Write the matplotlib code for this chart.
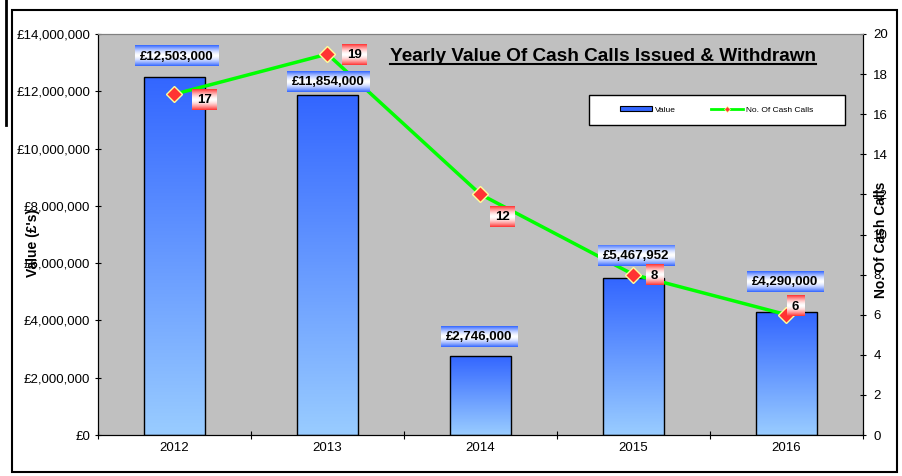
import matplotlib.pyplot as plt
import numpy as np
from matplotlib.patches import Rectangle
from matplotlib.lines import Line2D
from matplotlib.ticker import FuncFormatter, MultipleLocator, FixedLocator

plt.rcParams['font.family'] = ['Liberation Sans', 'DejaVu Sans']

years = ['2012', '2013', '2014', '2015', '2016']
values = [12503000, 11854000, 2746000, 5467952, 4290000]
value_text = ['£12,503,000', '£11,854,000', '£2,746,000', '£5,467,952', '£4,290,000']
calls = [17, 19, 12, 8, 6]

# label nudges in pixels (dx, dy) from the point they belong to, picked by eye
value_nudge = [(2, 21), (1, 14), (-1, 20), (3, 23), (-1, 31)]
calls_nudge = [(30, -5), (27, 0), (22, -22), (21, 0), (9, 9)]

W, H = 903, 476
fig = plt.figure(figsize=(W / 100, H / 100), dpi=100)
fig.patch.set_facecolor('white')

ax = fig.add_axes([98 / W, 41 / H, 765 / W, 401 / H])
ax.set_facecolor('#C0C0C0')
ax2 = ax.twinx()

x = np.arange(len(years))

dark = np.array([0x33, 0x66, 0xFF]) / 255
light = np.array([0x99, 0xCC, 0xFF]) / 255
t = np.linspace(0, 1, 128)[:, None, None]
bar_grad = dark * (1 - t) + light * t

bars = ax.bar(x, values, 0.4, color='#3366FF', zorder=2)
for p in bars:
    b = p.get_bbox()
    im = ax.imshow(bar_grad, extent=[b.x0, b.x1, b.y0, b.y1], aspect='auto', zorder=2.1)
    im.set_clip_path(p)
ax.bar(x, values, 0.4, fill=False, edgecolor='black', linewidth=1, zorder=2.2)

ax.set_xlim(-0.5, len(years) - 0.5)
ax.set_ylim(0, 14000000)
ax.yaxis.set_major_locator(MultipleLocator(2000000))
ax.yaxis.set_major_formatter(FuncFormatter(lambda v, pos: '£{:,.0f}'.format(v)))
ax.xaxis.set_major_locator(FixedLocator(np.arange(-0.5, len(years), 1)))
ax.xaxis.set_major_formatter(FuncFormatter(lambda v, pos: ''))
ax.xaxis.set_minor_locator(FixedLocator(x))
ax.set_xticklabels(years, minor=True)
ax.tick_params(axis='x', which='minor', length=0, labelsize=9.5, pad=5)
ax.tick_params(axis='x', which='major', direction='inout', length=6)
ax.tick_params(axis='y', direction='inout', length=5, labelsize=9.5, pad=3)

ax2.plot(x, calls, color='#00FF00', lw=2.5, marker='D', ms=8, mfc='#FF3333',
         mec='#FFFF99', mew=1, zorder=3)
ax2.set_ylim(0, 20)
ax2.yaxis.set_major_locator(MultipleLocator(2))
ax2.tick_params(axis='y', direction='inout', length=5, labelsize=9.5, pad=5)

for a in (ax, ax2):
    a.spines['top'].set_color('#808080')
    for s in ('left', 'right', 'bottom'):
        a.spines[s].set_color('black')

ax.set_ylabel("Value (£'s)", fontsize=10, fontweight='bold')
ax.yaxis.set_label_coords(-0.076, 0.479)
ax2.set_ylabel('No. Of Cash Calls', fontsize=10, fontweight='bold')
ax2.yaxis.set_label_coords(1.014, 0.486)

renderer = fig.canvas.get_renderer()


def grad_box(col):
    c = np.array(col) / 255
    s = np.linspace(-1, 1, 64)[:, None, None]
    m = np.abs(s) ** 1.6
    return np.ones(3) * (1 - m) + c * m


def tag(px, py, s, col, padx):
    txt = fig.text(px / W, (py - 1) / H, s, ha='center', va='center', fontsize=9.5,
                   fontweight='bold', zorder=6)
    bb = txt.get_window_extent(renderer)
    w = bb.width + padx
    h = 21
    bx = fig.add_axes([(px - w / 2) / W, (py - h / 2) / H, w / W, h / H], zorder=5)
    bx.imshow(grad_box(col), aspect='auto', extent=[0, 1, 0, 1])
    bx.axis('off')


for i in range(len(years)):
    px, py = ax.transData.transform((x[i], values[i]))
    dx, dy = value_nudge[i]
    tag(px + dx, py + dy, value_text[i], (0x33, 0x66, 0xFF), 10)
    px, py = ax2.transData.transform((x[i], calls[i]))
    dx, dy = calls_nudge[i]
    tag(px + dx, py + dy, str(calls[i]), (0xFF, 0x33, 0x33), 10)

# title with underline
tt = fig.text(603 / W, 415 / H, 'Yearly Value Of Cash Calls Issued & Withdrawn',
              ha='center', va='baseline', fontsize=13.7, fontweight='bold', zorder=6)
tb = tt.get_window_extent(renderer)
fig.add_artist(Line2D([tb.x0 / W, tb.x1 / W], [412 / H, 412 / H], color='black', lw=1.5))

# legend with its own frame
fig.add_artist(Rectangle((589 / W, 351 / H), 256 / W, 30 / H, transform=fig.transFigure,
                         facecolor='white', edgecolor='black', lw=1, zorder=4))
h_val = Rectangle((0, 0), 1, 1, facecolor='#3366FF', edgecolor='black', lw=0.8)
h_calls = Line2D([], [], color='#00FF00', lw=2, marker='D', ms=3, mfc='#FF3333', mec='#FFFF99', mew=0.5)
fig.legend([h_val, h_calls], ['Value', 'No. Of Cash Calls'], loc='center',
           bbox_to_anchor=(717 / W, 366 / H), ncol=2, frameon=False, fontsize=6,
           handlelength=3.8, handleheight=0.5, handletextpad=0.4, columnspacing=4.2)

# outer chart frame and the stray line on the left
fig.add_artist(Rectangle((12 / W, 4 / H), 885 / W, 462 / H, transform=fig.transFigure,
                         fill=False, edgecolor='black', lw=1.5))
fig.add_artist(Line2D([6 / W, 6 / W], [351 / H, 1], color='black', lw=2))

fig.savefig('out.png', dpi=100)
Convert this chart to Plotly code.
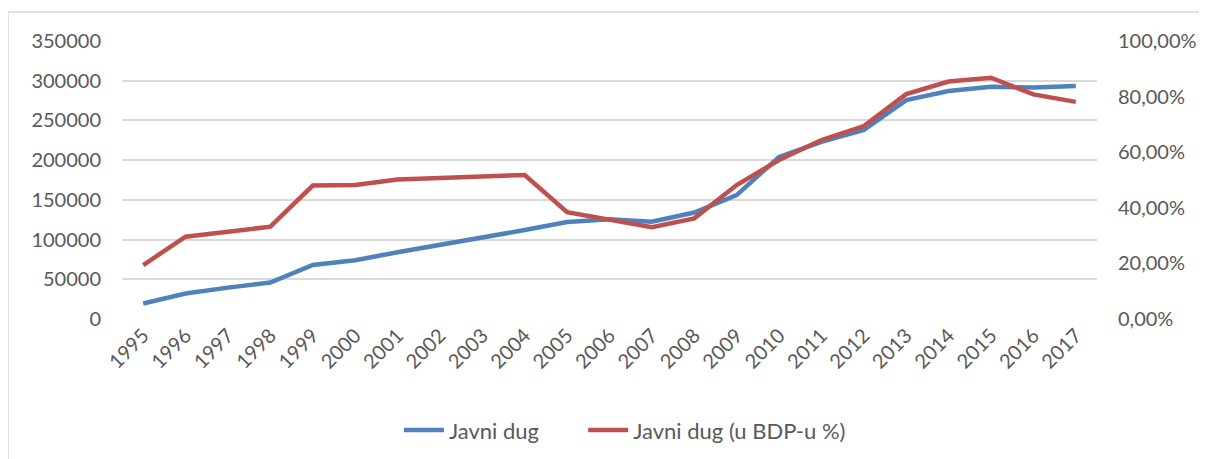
import plotly.graph_objects as go

years = [str(y) for y in range(1995, 2018)]
javni_dug = [19500, 32000, 39500, 46000, 68000, 74000, 84000, 93000, 102000, 112000,
             122000, 125500, 122500, 134000, 156000, 204000, 223000, 238000, 275500,
             287000, 292500, 291500, 293500]
javni_dug_pct = [0.194, 0.296, 0.314, 0.332, 0.480, 0.482, 0.502, 0.506, 0.512, 0.518,
                 0.384, 0.356, 0.330, 0.362, 0.482, 0.572, 0.644, 0.694, 0.809, 0.854,
                 0.868, 0.808, 0.781]

left_ticks = [0, 50000, 100000, 150000, 200000, 250000, 300000, 350000]
left_ticktext = ["0", "50000", "100000", "150000", "200000", "250000", "300000", "350000"]
right_ticks = [0, 0.2, 0.4, 0.6, 0.8, 1.0]
right_ticktext = ["0,00%", "20,00%", "40,00%", "60,00%", "80,00%", "100,00%"]

BLUE = "#4F81BD"
RED = "#C0504D"
TXT = "#595959"
FONT = "Lato, 'Open Sans', sans-serif"

fig = go.Figure()
fig.add_trace(go.Scatter(x=years, y=javni_dug, name="Javni dug", mode="lines",
                         line=dict(color=BLUE, width=4.5), yaxis="y", legend="legend"))
fig.add_trace(go.Scatter(x=years, y=javni_dug_pct, name="Javni dug (u BDP-u %)", mode="lines",
                         line=dict(color=RED, width=4.5), yaxis="y2", legend="legend2"))

legend_common = dict(orientation="h", yanchor="middle", y=-0.40, xanchor="left",
                     font=dict(family=FONT, size=22, color=TXT), itemwidth=40,
                     bgcolor="rgba(0,0,0,0)")

fig.update_layout(
    width=1199, height=451,
    margin=dict(l=114, r=110, t=33, b=140, autoexpand=False),
    paper_bgcolor="white", plot_bgcolor="white",
    font=dict(family=FONT, size=20, color=TXT),
    showlegend=True,
    legend=dict(x=0.284, **legend_common),
    legend2=dict(x=0.473, **legend_common),
    xaxis=dict(type="category", tickangle=-45, showgrid=False, showline=False,
               range=[-0.5, len(years) - 0.5], automargin=False,
               ticks="", tickfont=dict(family=FONT, size=20, color=TXT)),
    yaxis=dict(range=[0, 350000], tickvals=left_ticks, ticktext=left_ticktext,
               showgrid=True, gridcolor="#D9D9D9", gridwidth=1.5, zeroline=False,
               showline=False, ticks="", ticklabelstandoff=20, automargin=False,
               tickfont=dict(family=FONT, size=20, color=TXT)),
    yaxis2=dict(range=[0, 1.0], tickvals=right_ticks, ticktext=right_ticktext,
                overlaying="y", side="right", showgrid=False, zeroline=False,
                showline=False, ticks="", ticklabelstandoff=20, automargin=False,
                tickfont=dict(family=FONT, size=20, color=TXT)),
)

fig.add_shape(type="rect", xref="paper", yref="paper",
              x0=-0.1169, x1=1.2, y0=-0.6, y1=1.1043,
              line=dict(color="#D9D9D9", width=1.5), fillcolor="rgba(0,0,0,0)", layer="below")

fig.write_html("out.html")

## Written request
Can the lines from the start of the records through the line with "calls = [17, 19, 12, 8, 6]" be given again exactly, with the pictures left out?

## Reply to the exercise
Write the matplotlib code for this chart.
import matplotlib.pyplot as plt
import numpy as np
from matplotlib.patches import Rectangle
from matplotlib.lines import Line2D
from matplotlib.ticker import FuncFormatter, MultipleLocator, FixedLocator

plt.rcParams['font.family'] = ['Liberation Sans', 'DejaVu Sans']

years = ['2012', '2013', '2014', '2015', '2016']
values = [12503000, 11854000, 2746000, 5467952, 4290000]
value_text = ['£12,503,000', '£11,854,000', '£2,746,000', '£5,467,952', '£4,290,000']
calls = [17, 19, 12, 8, 6]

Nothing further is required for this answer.